Several school districts attempted to impose regulations exceeding state laws. School officials contacted home schoolers in Arizona, California, Colorado, Illinois, Kansas, Kentucky, Missouri, New York, Oklahoma, and Texas, claiming families filed improperly, failed to comply with home school law, or did not meet state requirements. Some districts insisted HSLDA member families would have to discontinue home schooling if they did not comply with arbitrary procedures or "regulations," including inspection of records, mandatory testing, proof of attendance, and proof of parental competency to teach. Many families faced illegal home visits, demands for information which overstepped the boundaries of the law, and threats of legal proceedings. The majority of these contacts were based on inaccurate interpretations of state law or officials' unfamiliarity with home school regulations. HSLDA worked with member families and state legislators to clarify home education requirements and prevent further infringement of home schoolers' rights.
On the Legislative Front
HSLDA attorneys continued to assist home school leaders in their legislative actions in almost every state, helping to repeal objectionable statutes, draft amendments to regulations, and clarify home-schooling laws for state officials. This year HSLDA lawyers testified before the state legislature in Colorado and contacted or met with school district officials in California, Colorado, the District of Columbia, Hawaii, Illinois, Indiana, Kansas, Maine, Missouri, New York, Oregon, South Dakota, Texas, Utah, and Virginia.
The result of home schoolers' legislative actions were significant and exciting. Parents of special needs children in Arkansas welcomed a favorable interpretation of special education requirements which makes it clear that parents do not need to be certified to teach special needs children. In California, Governor Pete Wilson vetoed two potentially harmful bills, including the California Children's Bill of Rights and Assembly Bill 1654, which attempted to provide early childhood home visitation programs for families deemed "at risk" of child abuse and neglect. HSLDA held Colorado school officials accountable for attempts to impose illegal regulations on home schoolers, and helped prepare a bill to improve and protect home schoolers' rights in the state. Senate Bill 560 died in committee after the Christian Home Educators Confederation of Kansas (CHECK) worked diligently to oppose it. A harmfully revised parental rights amendment was also defeated in the Kansas State Legislature. Governor Engler of Michigan signed into law Act 175 of 1993, recognizing the right of home school children to participate in any public school activity.
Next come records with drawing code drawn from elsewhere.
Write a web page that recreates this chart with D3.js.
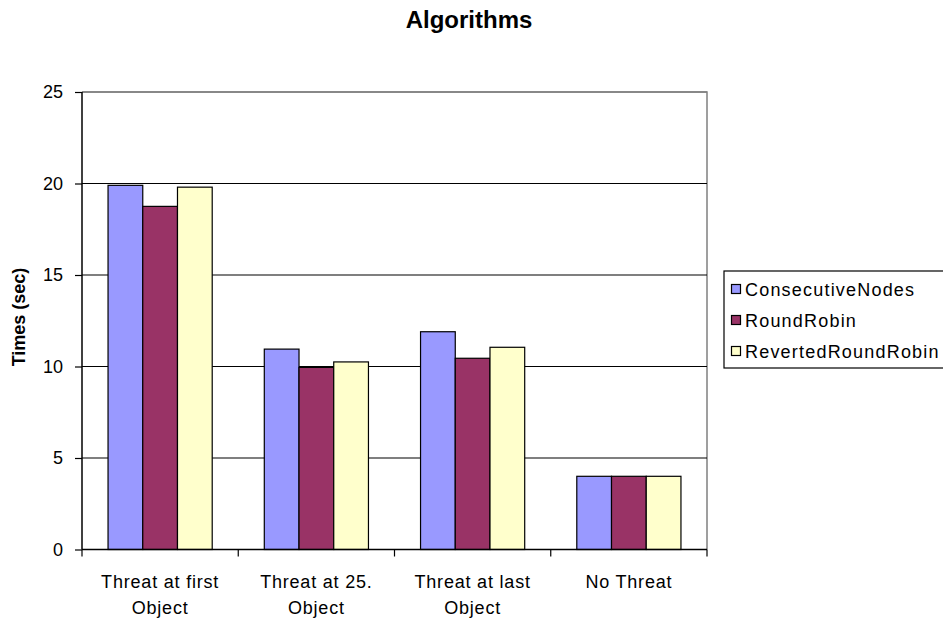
<!DOCTYPE html>
<html><head><meta charset="utf-8">
<script src="https://cdn.jsdelivr.net/npm/d3@7"></script>
<style>body{margin:0;background:#fff}svg{display:block;font-family:"Liberation Sans",Arial,sans-serif}</style>
</head><body><svg id="c" width="943" height="624"></svg>
<script>
const categories = [["Threat at first","Object"],["Threat at 25.","Object"],["Threat at last","Object"],["No Threat"]];
const seriesNames = ["ConsecutiveNodes","RoundRobin","RevertedRoundRobin"];
const consecutiveNodes = [19.9, 10.95, 11.9, 4.0];
const roundRobin = [18.75, 9.95, 10.45, 4.0];
const revertedRoundRobin = [19.8, 10.25, 11.05, 4.0];
const colors = ["#9999FF","#993366","#FFFFCC"];
const yTicks = [0,5,10,15,20,25];

const series = [consecutiveNodes, roundRobin, revertedRoundRobin];
const svg = d3.select("#c");
const L = 82, R = 707, T = 92, B = 549.5;
const x = d3.scaleBand().domain(d3.range(categories.length)).range([L, R]).padding(0);
const y = d3.scaleLinear().domain([0,25]).range([B, T]);
const bw = x.bandwidth()/4.5;

// plot frame (top/right gray)
svg.append("path").attr("d",`M${L},${T}H${R}V${B}`).attr("fill","none").attr("stroke","#808080").attr("stroke-width",1.5);
// gridlines
svg.append("g").selectAll("line").data(yTicks.filter(d=>d>0&&d<25)).join("line")
  .attr("x1",L).attr("x2",R).attr("y1",d=>y(d)).attr("y2",d=>y(d)).attr("stroke","#000").attr("stroke-width",1.2);
svg.append("line").attr("x1",L).attr("x2",R).attr("y1",T).attr("y2",T).attr("stroke","#808080").attr("stroke-width",1.5);

// bars
categories.forEach((c,i)=>{
  series.forEach((s,j)=>{
    svg.append("rect").attr("x",x(i)+0.75*bw+j*bw).attr("y",y(s[i])).attr("width",bw).attr("height",B-y(s[i]))
      .attr("fill",colors[j]).attr("stroke","#000").attr("stroke-width",1.2);
  });
});

// y axis
const ya = svg.append("g").attr("transform",`translate(${L},0)`).call(d3.axisLeft(y).tickValues(yTicks).tickSize(7).tickPadding(12));
ya.select(".domain").attr("stroke","#000").attr("stroke-width",1.5).attr("d",`M0,${T}V${B}`);
ya.selectAll(".tick line").attr("stroke","#000").attr("stroke-width",1.2);
ya.selectAll(".tick text").attr("font-size",18).attr("fill","#000").attr("font-family","Liberation Sans, Arial, sans-serif");

// x axis
const xa = svg.append("g").attr("transform",`translate(0,${B})`);
xa.append("line").attr("x1",L).attr("x2",R).attr("stroke","#000").attr("stroke-width",1.5);
const bounds = d3.range(categories.length+1).map(i=> i<categories.length ? x(i) : R);
xa.selectAll("line.t").data(bounds).join("line").attr("class","t").attr("x1",d=>d).attr("x2",d=>d).attr("y1",0).attr("y2",7).attr("stroke","#000").attr("stroke-width",1.2);
categories.forEach((c,i)=>{
  const t = xa.append("text").attr("x",x(i)+x.bandwidth()/2).attr("y",38.5).attr("text-anchor","middle")
    .attr("font-size",18).attr("letter-spacing",0.8).attr("fill","#000");
  c.forEach((ln,k)=>t.append("tspan").attr("x",x(i)+x.bandwidth()/2).attr("dy",k?26:0).text(ln));
});

// title
svg.append("text").attr("x",469).attr("y",28).attr("text-anchor","middle").attr("font-size",24).attr("font-weight","bold").text("Algorithms");
// y label
svg.append("text").attr("transform",`translate(25,317) rotate(-90)`).attr("text-anchor","middle").attr("font-size",18).attr("font-weight","bold").text("Times (sec)");

// legend
svg.append("rect").attr("x",724).attr("y",271).attr("width",230).attr("height",97).attr("fill","#fff").attr("stroke","#000").attr("stroke-width",1.2);
seriesNames.forEach((n,j)=>{
  const cy = 289 + j*31;
  svg.append("rect").attr("x",731.5).attr("y",cy-4.5).attr("width",9).attr("height",9).attr("fill",colors[j]).attr("stroke","#000").attr("stroke-width",1.2);
  svg.append("text").attr("x",745).attr("y",cy+6.5).attr("font-size",18).attr("letter-spacing",1.2).text(n);
});
</script></body></html>
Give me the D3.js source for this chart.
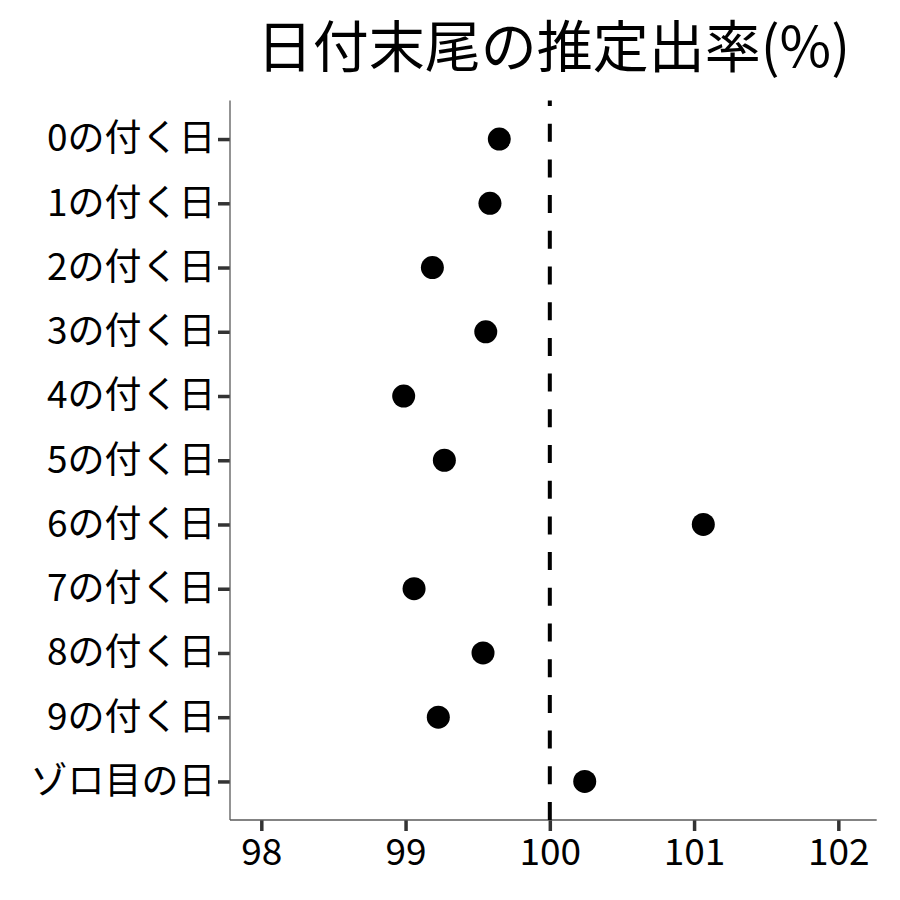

South Dakota home schoolers celebrated when Representative Barbara Everist withdrew House Bill 1262, a dangerous piece of legislation which would have required that all teachers in the state be certified by the year 2000. Governor Gaston Caperton gave West Virginia home schoolers two alternatives to the standardized testing requirements when he signed House Bill 4546 into law in March. The law also allows students who fall below the 40th percentile mark three years to catch up instead of two. In Wisconsin, State Superintendent John Benson assured home schoolers he did not back a resolution to regulate home schooling, and that he had "no intentions of interfering with the rights of home schoolers."
Home School Legal Defense Association members have enjoyed working alongside home school leaders in various states to protect home schooling and safeguard family freedoms. We are thankful for victories both large and small, and we give God the glory for the advancement of home schooling over the last year. He has protected families and shown mercy to home schoolers who have faced time in court and difficulties with school officials. As the 1994-95 school year gets underway, please pray that God will continue to protect and guide home schoolers and give our leaders wisdom and understanding.